Много ли найдем его коллег в том поколении, о ком нельзя было бы сказать нечто подобное? В своей жизни лично я знал только одного такого, это был Яков Эммануилович Голосовкер, друг отца, философ и переводчик античных поэтов, проживший изгоем, прошедший лагерь, чья жизнь до самого конца была сплошным мытарством, но так ни разу у злодея ручку не поцеловавший. Даже и символически. Но, в конце концов, сошедший с ума. Повторяю: знал только одного. О нем уж написан мемуарный очерк3.
– Если государство дурак, – любил повторять Яков Эммануилович, – значит, и я должен быть дураком?
– Просто обязан, уважаемый, или ты думаешь, что гуляешь здесь сам по себе? Что ты не песчинка, взметенная и несомая ураганом? И не только твой хлеб, кров, место в толпе или в литературе, но и сама жизнь твоя – все это с начала и до конца мое, хочу – оставлю, хочу – отберу. Могу не обращать на тебя внимания, пока ты числишься одним из чудаков-хранителей древностей, но сразу вспомню, попробуй ты выйти на шаг за порог твоего античного заповедника. Но уж коли ты литературный критик и собираешься в таковом чине и ремесле прожить, то будь любезен, вставай в строй, исполняй, как подобает, возложенный на тебя социальный обет.
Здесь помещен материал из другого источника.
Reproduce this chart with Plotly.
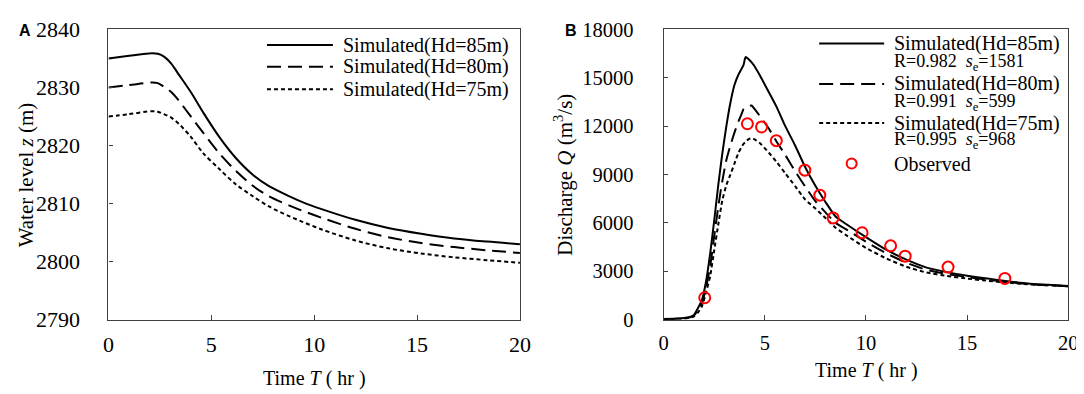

– Даже если государство – палач? И заказ его заключается во внедрении ядовитой утопии, в работе на всеобщую идейную одержимость, от которой ни один гражданин не смел уклониться? А кому, как не работнику идеологического фронта, надлежит быть его устами и голосом?
Мало кто ставил себе столь жесткие неудобные вопросы. Да и много ли найдется людей, кто вообще способен судить самого себя? У кого совесть работает не для умягчения, но обострения внутреннего протеста? Кто был бы способен жить в состоянии беспощадного суда над собой? Разве что праведники и юродивые. Ну, а прочие (начинаю с себя) всегда склонялись к договорам с обстоятельствами, которые нельзя изменить. У кого из них на дне, под верхней памятью не лежит стопка таких в секрете подписанных договоров? Принимать условия или нет, с оговорками или без, зависит уже от нашей восприимчивости к правде, если понимать это слово в согласии с Библией. Правду же, хоть она дана нам изначально, нужно в себе найти, в нее вслушаться, «употребить усилие», по слову Евангелия, и, чтобы устоять в таком выборе, употреблять его нужно будет всю жизнь. Но когда такой выбор становится событием публичным, запечатленным, облеченным в речь, тем более речь, которая пишется/произносится профессионально, то договор с совестью становится выставленным напоказ фактом. Из потайной комнаты внутри нас он вводится в литературный процесс. Отец, как и многие, был, пожалуй, специалистом по таким договорам. Он не обладал ни античной стойкостью Голосовкера, ни врожденным бесстрашием Пастернака, ни лагерным мужеством Шаламова, да и мало было тех, кто мог бы с ними рядом стоять. Не было у него и почетной, нейтральной, полезной профессии академика-однофамильца. Отцу надо было договариваться, искать компромисса. Правда, к чести его к концу жизни это умение покоряться и договариваться стало иссякать.